Mortgage Modification Madness

A recent report from the nation's mortgage bankers revealed that mortgage delinquency rates have fallen to the lowest level since the end of 2007, which was the beginning of the recession, but we are still not one of the homeowners who are making payments on their mortgage again.

I received an email today from our mortgage negotiator, who once again told me that there was nothing she could do to help us, but that she would review the file with management and try and find a solution. The primary problem is Bank of America wants us to settle on our business credit cards that were charged off with them. The other being of course, that our loan is with Freddie Mac. Unlike our investment property, which is with Fannie Mae, and with which we received a loan modification with the greatest of ease.

I was recently reading an article in "O The Oprah Magazine," yeah, whatever, I read "O," where Suze Orman worked with a couple that had a similar situation to ours. In the article, the couple had debt payments and a mortgage payment very close to our own. They had a mortgage payment of $2,641 and monthly debt payments of $2,475. Now these are not an exact match to our own debts, but the average is pretty darn close.

The couple was put on a trial payments and waited 14 months for an answer for approval of a loan modification, but were ultimately declined. The bank then wanted the couple to pay the back payments and difference between the modification trial payments and their regular payments. The couple could not afford to make the back payments and now face foreclosure. Does the couple have any hope of saving their home?
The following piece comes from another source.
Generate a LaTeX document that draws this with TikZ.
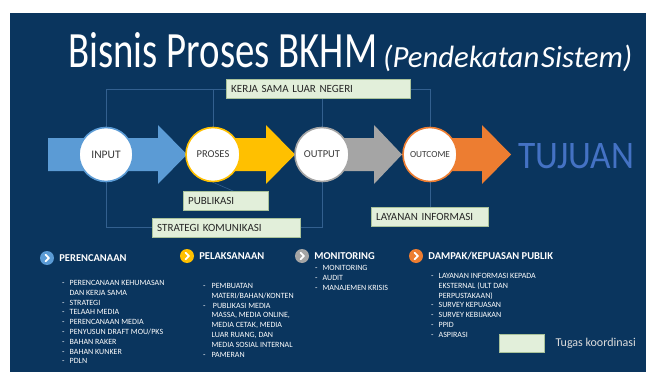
\documentclass[tikz,border=0pt]{standalone}
\usepackage{fontspec}
\setmainfont{Carlito}
\usepackage{graphicx}
\usetikzlibrary{positioning,backgrounds}

\definecolor{navy}{HTML}{0A355E}
\definecolor{linkblue}{HTML}{33608F}
\definecolor{boxfill}{HTML}{E2EFDA}
\definecolor{boxline}{HTML}{A9C29A}
\definecolor{boxtext}{HTML}{262626}
\definecolor{circtext}{HTML}{3A3A3A}
\definecolor{inblue}{HTML}{5B9BD5}
\definecolor{proyellow}{HTML}{FFC000}
\definecolor{outgray}{HTML}{A5A5A5}
\definecolor{outcorange}{HTML}{ED7D31}
\definecolor{goalblue}{HTML}{4472C4}
\definecolor{legendtext}{HTML}{DDDDDD}

\newcommand\boxfont{\fontsize{11}{13}\selectfont}
\newcommand\listfont{\fontsize{8}{9.8}\selectfont}
\newcommand\headfont{\fontsize{10.5}{12}\selectfont\bfseries}

\tikzset{
  stage/.style={circle, fill=white, draw=#1, line width=1.6pt, minimum size=54pt, inner sep=0pt, text=circtext},
  coordbox/.style={draw=boxline, fill=boxfill, text=boxtext, font=\boxfont, minimum height=19pt,
    inner xsep=5pt, inner ysep=0pt, text width=#1, align=left, anchor=west},
  link/.style={draw=linkblue, line width=0.6pt},
  icon/.style={circle, fill=#1, minimum size=14pt, inner sep=0pt,
    path picture={\draw[white, line width=1.7pt, line cap=round, line join=round]
      ([shift={(-1.5pt,3.3pt)}]path picture bounding box.center) --
      ([shift={(1.9pt,0pt)}]path picture bounding box.center) --
      ([shift={(-1.5pt,-3.3pt)}]path picture bounding box.center);}},
  head/.style={font=\headfont, text=white, inner sep=1pt, anchor=west},
  items/.style={font=\listfont, text=white, inner sep=0pt, anchor=base west}
}

\begin{document}
\begin{tikzpicture}[x=1pt, y=-1pt]
\useasboundingbox (0,0) rectangle (646,372);
\begin{scope}[on background layer]
\fill[white] (0,0) rectangle (646,372);
\fill[navy] (10,13) rectangle (646,372);
\end{scope}

% title
\node[anchor=base west, inner sep=0pt, text=white] (title) at (68,67)
  {\resizebox{309pt}{35pt}{Bisnis Proses BKHM}};
\node[anchor=base west, inner sep=0pt, text=white] (subtitle) at (383,67)
  {\resizebox{249pt}{!}{\itshape (Pendekatan\hspace{0.6pt}Sistem)}};

% block arrows
\fill[inblue] (48,138) -- (158,138) -- (158,125) -- (187,154.5) -- (158,184) -- (158,171) -- (48,171) -- cycle;
\fill[proyellow] (213,138) -- (266,138) -- (266,125) -- (295,154.5) -- (266,184) -- (266,171) -- (213,171) -- cycle;
\fill[outgray] (322,138) -- (374,138) -- (374,125) -- (402,154.5) -- (374,184) -- (374,171) -- (322,171) -- cycle;
\fill[outcorange] (430,138) -- (482,138) -- (482,125) -- (511,154.5) -- (482,184) -- (482,171) -- (430,171) -- cycle;

% stages
\node[stage=inblue, font=\fontsize{11.5}{12}\selectfont] (in) at (106,154.5) {INPUT};
\node[stage=proyellow, font=\fontsize{10.5}{12}\selectfont] (pro) at (213,154.5) {PROSES};
\node[stage=outgray, font=\fontsize{10.5}{12}\selectfont] (out) at (322,154.5) {OUTPUT};
\node[stage=outcorange, font=\fontsize{9.3}{10}\selectfont] (outc) at (430,154.5) {OUTCOME};

\node[anchor=base west, inner sep=0pt, text=goalblue] (goal) at (518,168)
  {\resizebox{116pt}{25pt}{TUJUAN}};

% coordination tasks
\node[coordbox=174pt] (kerja) at (226,89) {KERJA SAMA LUAR NEGERI};
\node[coordbox=75pt] (publ) at (183,201) {PUBLIKASI};
\node[coordbox=138pt] (strat) at (152,227.5) {STRATEGI KOMUNIKASI};
\node[coordbox=107pt] (layan) at (371,217) {LAYANAN INFORMASI};

\begin{scope}[on background layer]
\draw[link] (in.north) |- (kerja.west);
\draw[link] (pro.north) -- (pro.north |- kerja.west);
\draw[link] (kerja.east) -| (outc.north);
\draw[link] (kerja.south -| out.north) -- (out.north);
\draw[link] (in.south) |- (strat.west);
\draw[link] (out.south) |- (strat.east);
\draw[link] (pro.south) -- ([xshift=8pt]publ.north);
\draw[link] (outc.south) -- (outc.south |- layan.north);
\end{scope}

% lower part
\node[icon=inblue] (iplan) at (47,258) {};
\node[head, right=4pt of iplan] (hplan) {PERENCANAAN};
\node[icon=proyellow] (iexec) at (187,256) {};
\node[head, right=4pt of iexec] (hexec) {PELAKSANAAN};
\node[icon=outgray] (imon) at (302,256) {};
\node[head, right=4pt of imon] (hmon) {MONITORING};
\node[icon=outcorange] (iimp) at (416,256) {};
\node[head, right=4pt of iimp] (himp) {DAMPAK/KEPUASAN PUBLIK};

\node[items] (lplan) at (62,285.5) {\begin{tabular}[t]{@{}l@{\hspace{5pt}}l@{}}
 - & PERENCANAAN KEHUMASAN\\
   & DAN KERJA SAMA\\
 - & STRATEGI\\
 - & TELAAH MEDIA\\
 - & PERENCANAAN MEDIA\\
 - & PENYUSUN DRAFT MOU/PKS\\
 - & BAHAN RAKER\\
 - & BAHAN KUNKER\\
 - & PDLN
\end{tabular}};

\node[items] (lexec) at (203,288.5) {\begin{tabular}[t]{@{}l@{\hspace{6pt}}l@{}}
 - & PEMBUATAN\\
   & MATERI/BAHAN/KONTEN\\
 - & \,PUBLIKASI MEDIA\\
   & MASSA, MEDIA ONLINE,\\
   & MEDIA CETAK, MEDIA\\
   & LUAR RUANG, DAN\\
   & MEDIA SOSIAL INTERNAL\\
 - & PAMERAN
\end{tabular}};

\node[items] (lmon) at (315,270.5) {\begin{tabular}[t]{@{}l@{\hspace{5pt}}l@{}}
 - & MONITORING\\
 - & AUDIT\\
 - & MANAJEMEN KRISIS
\end{tabular}};

\node[items] (limp) at (431,278.5) {\begin{tabular}[t]{@{}l@{\hspace{5pt}}l@{}}
 - & LAYANAN INFORMASI KEPADA\\
   & EKSTERNAL (ULT DAN\\
   & PERPUSTAKAAN)\\
 - & SURVEY KEPUASAN\\
 - & SURVEY KEBIJAKAN\\
 - & PPID\\
 - & ASPIRASI
\end{tabular}};

% legend
\node[draw=boxline, fill=boxfill, minimum width=45pt, minimum height=18pt, inner sep=0pt, anchor=west] (legbox) at (499,343) {};
\node[text=legendtext, font=\fontsize{12}{13}\selectfont, anchor=west, inner sep=0pt, right=11pt of legbox] (legtext) {Tugas koordinasi};
\end{tikzpicture}
\end{document}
Here is the 6 point action plan that Suze recommended for the couple:
  1. Don't pay the mortgage. Suze recommended, since the bank is foreclosing, that the couple stop paying the mortgage. However, she said the money they were paying monthly on their trial modification needs to be put into savings. It could be two months, six months, or even longer before they actually need to move out of their home and they should save as much as they can. 
  2. Do pay back the credit card companies. Since they have not missed credit card payments it was the best way to raise their credit scores.
  3. Scale back. Find even more ways to save money. The couple was paying a combined $250 on their cell phones, landline, and cable. She suggested they get that combined total down to $100. She also recommended they reduce their eating out budget and taking no vacations.
  4. Get more protection. The couple already had term life insurance, but not even close to half of the $1,000,000 each she thought they should have. She feels they both could get coverage for less than $100. 
  5. Focus on saving. The couple needed to take the extra money they were saving once they moved to create their 8 month emergency fund. After that they needed to get going on their retirement.
  6. Accentuate the positive. Even though they were losing their home they had to look at the money they would be saving as the beginning of building a brighter future.     
Suze felt the couple was doomed from the beginning and that they never could really afford their home. With us having similar income and debt as the couple mentioned, does that mean we can't afford our house either? Should we just give up and let our house go into foreclosure? That's a hard pill for me swallow.

Our debt snowball is about begin with the first of our debts to be paid off in just the next few months. After that, by this time next year we will have paid down at least another $25,000 in credit card debt and have several more accounts and loans paid off. At that time we will have an extra $1,000 a month available to us to either easily pay our mortgage or put more towards our debt and speed up our five year balance liquidation plan. I only hope we can hold on another ten months, but I am begging to feel like our time is running out.